Repeat the data that follows, word for word, without the images.
═══ DATA EXTRACT
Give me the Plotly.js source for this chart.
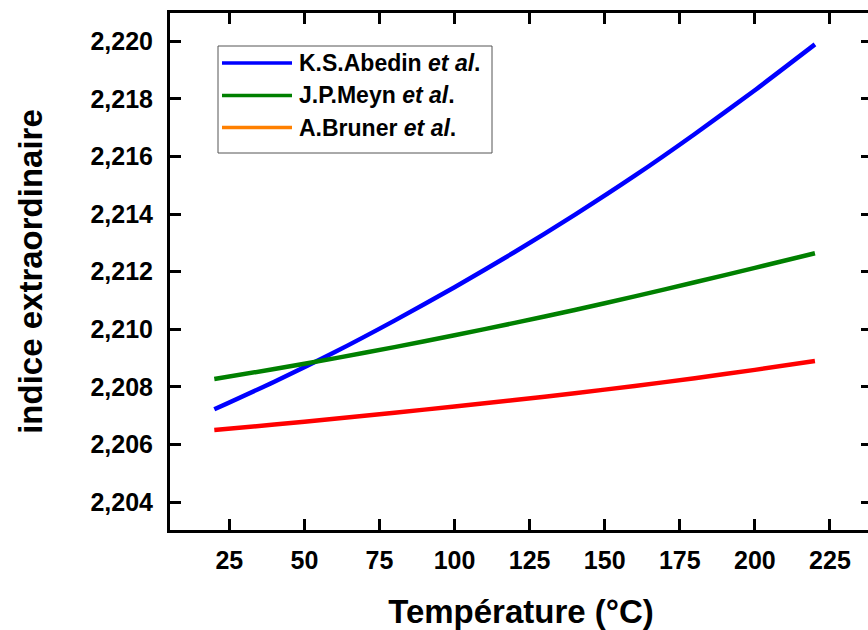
<!DOCTYPE html>
<html>
<head>
<meta charset="utf-8">
<script src="https://cdn.plot.ly/plotly-3.0.1.min.js"></script>
<style>
  html, body { margin: 0; padding: 0; overflow: hidden; background: #fff; }
  #chart { width: 880px; height: 630px; }
</style>
</head>
<body>
<div id="chart"></div>
<script>
// ---- data ----
const temperature = [20, 40, 60, 80, 100, 120, 140, 160, 180, 200, 220];
const abedin = [2.20722, 2.20818, 2.20920, 2.21030, 2.21146, 2.21268, 2.21397, 2.21533, 2.21678, 2.21830, 2.21989];
const meyn   = [2.20827, 2.20862, 2.20899, 2.20938, 2.20979, 2.21022, 2.21067, 2.21114, 2.21163, 2.21213, 2.21264];
const bruner = [2.20650, 2.20669, 2.20689, 2.20710, 2.20732, 2.20754, 2.20778, 2.20803, 2.20830, 2.20859, 2.20890];
const seriesNames = ["K.S.Abedin", "J.P.Meyn", "A.Bruner"];
const xTitle = "Température (°C)";
const yTitle = "indice extraordinaire";

// ---- layout geometry ----
const W = 880, H = 630;
const L = 170, R = 8, T = 13, B = 100;
const plotW = W - L - R, plotH = H - T - B;
const px = x => (x - L) / plotW;
const py = y => (H - B - y) / plotH;

const FONT = "Liberation Sans, Arial, sans-serif";
const lineColors = ["#0000ff", "#008000", "#ff0000"];
const legendColors = ["#0000ff", "#008000", "#ff8000"];

const traces = [abedin, meyn, bruner].map((vals, i) => ({
  x: temperature, y: vals, type: "scatter", mode: "lines",
  name: seriesNames[i], showlegend: false,
  line: { color: lineColors[i], width: 4.5, shape: "spline", smoothing: 0.6 }
}));

// manual legend (box, line samples, labels)
const shapes = [{
  type: "rect", xref: "paper", yref: "paper",
  x0: px(218), x1: px(492), y0: py(153), y1: py(46),
  line: { color: "#555", width: 1 }, fillcolor: "rgba(0,0,0,0)"
}];
const annotations = [];
const rowY = [63, 95.5, 127.5];
seriesNames.forEach((n, i) => {
  shapes.push({
    type: "line", xref: "paper", yref: "paper",
    x0: px(222), x1: px(292), y0: py(rowY[i]), y1: py(rowY[i]),
    line: { color: legendColors[i], width: 3.5 }
  });
  annotations.push({
    xref: "paper", yref: "paper", x: px(297), y: py(rowY[i]),
    xanchor: "left", yanchor: "middle", showarrow: false,
    text: "<b>" + n + " <i>et al</i>.</b>",
    font: { family: FONT, size: 23, color: "#000" }
  });
});

const axisCommon = {
  showline: true, linecolor: "#000", linewidth: 3, mirror: "ticks",
  ticks: "inside", ticklen: 11, tickwidth: 3, tickcolor: "#000",
  showgrid: false, zeroline: false,
  tickfont: { family: FONT, size: 25, color: "#000", weight: "bold" }
};

const layout = {
  width: W, height: H,
  margin: { l: L, r: R, t: T, b: B, pad: 0 },
  paper_bgcolor: "#fff", plot_bgcolor: "#fff",
  separators: ", ",
  showlegend: false,
  xaxis: Object.assign({}, axisCommon, {
    range: [5.25, 239.0], tick0: 0, dtick: 25,
    ticklabelstandoff: 6,
    title: { text: xTitle, standoff: 27, font: { family: FONT, size: 33, color: "#000", weight: "bold" } }
  }),
  yaxis: Object.assign({}, axisCommon, {
    range: [2.20303, 2.22098], tick0: 2.2, dtick: 0.002, tickformat: ".3f",
    ticklabelstandoff: 9,
    title: { text: yTitle, standoff: 38, font: { family: FONT, size: 33, color: "#000", weight: "bold" } }
  }),
  shapes: shapes,
  annotations: annotations
};

Plotly.newPlot("chart", traces, layout, { displayModeBar: false, staticPlot: true });
</script>
</body>
</html>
══════
## TASK ANSWER
Give me the Plotly.js source for this chart.
<!DOCTYPE html>
<html>
<head>
<meta charset="utf-8">
<script src="https://cdn.plot.ly/plotly-3.0.1.min.js"></script>
<style>
  html, body { margin: 0; padding: 0; overflow: hidden; background: #fff; }
  #chart { width: 880px; height: 630px; }
</style>
</head>
<body>
<div id="chart"></div>
<script>
// ---- data ----
const temperature = [20, 40, 60, 80, 100, 120, 140, 160, 180, 200, 220];
const abedin = [2.20722, 2.20818, 2.20920, 2.21030, 2.21146, 2.21268, 2.21397, 2.21533, 2.21678, 2.21830, 2.21989];
const meyn   = [2.20827, 2.20862, 2.20899, 2.20938, 2.20979, 2.21022, 2.21067, 2.21114, 2.21163, 2.21213, 2.21264];
const bruner = [2.20650, 2.20669, 2.20689, 2.20710, 2.20732, 2.20754, 2.20778, 2.20803, 2.20830, 2.20859, 2.20890];
const seriesNames = ["K.S.Abedin", "J.P.Meyn", "A.Bruner"];
const xTitle = "Température (°C)";
const yTitle = "indice extraordinaire";

// ---- layout geometry ----
const W = 880, H = 630;
const L = 170, R = 8, T = 13, B = 100;
const plotW = W - L - R, plotH = H - T - B;
const px = x => (x - L) / plotW;
const py = y => (H - B - y) / plotH;

const FONT = "Liberation Sans, Arial, sans-serif";
const lineColors = ["#0000ff", "#008000", "#ff0000"];
const legendColors = ["#0000ff", "#008000", "#ff8000"];

const traces = [abedin, meyn, bruner].map((vals, i) => ({
  x: temperature, y: vals, type: "scatter", mode: "lines",
  name: seriesNames[i], showlegend: false,
  line: { color: lineColors[i], width: 4.5, shape: "spline", smoothing: 0.6 }
}));

// manual legend (box, line samples, labels)
const shapes = [{
  type: "rect", xref: "paper", yref: "paper",
  x0: px(218), x1: px(492), y0: py(153), y1: py(46),
  line: { color: "#555", width: 1 }, fillcolor: "rgba(0,0,0,0)"
}];
const annotations = [];
const rowY = [63, 95.5, 127.5];
seriesNames.forEach((n, i) => {
  shapes.push({
    type: "line", xref: "paper", yref: "paper",
    x0: px(222), x1: px(292), y0: py(rowY[i]), y1: py(rowY[i]),
    line: { color: legendColors[i], width: 3.5 }
  });
  annotations.push({
    xref: "paper", yref: "paper", x: px(297), y: py(rowY[i]),
    xanchor: "left", yanchor: "middle", showarrow: false,
    text: "<b>" + n + " <i>et al</i>.</b>",
    font: { family: FONT, size: 23, color: "#000" }
  });
});

const axisCommon = {
  showline: true, linecolor: "#000", linewidth: 3, mirror: "ticks",
  ticks: "inside", ticklen: 11, tickwidth: 3, tickcolor: "#000",
  showgrid: false, zeroline: false,
  tickfont: { family: FONT, size: 25, color: "#000", weight: "bold" }
};

const layout = {
  width: W, height: H,
  margin: { l: L, r: R, t: T, b: B, pad: 0 },
  paper_bgcolor: "#fff", plot_bgcolor: "#fff",
  separators: ", ",
  showlegend: false,
  xaxis: Object.assign({}, axisCommon, {
    range: [5.25, 239.0], tick0: 0, dtick: 25,
    ticklabelstandoff: 6,
    title: { text: xTitle, standoff: 27, font: { family: FONT, size: 33, color: "#000", weight: "bold" } }
  }),
  yaxis: Object.assign({}, axisCommon, {
    range: [2.20303, 2.22098], tick0: 2.2, dtick: 0.002, tickformat: ".3f",
    ticklabelstandoff: 9,
    title: { text: yTitle, standoff: 38, font: { family: FONT, size: 33, color: "#000", weight: "bold" } }
  }),
  shapes: shapes,
  annotations: annotations
};

Plotly.newPlot("chart", traces, layout, { displayModeBar: false, staticPlot: true });
</script>
</body>
</html>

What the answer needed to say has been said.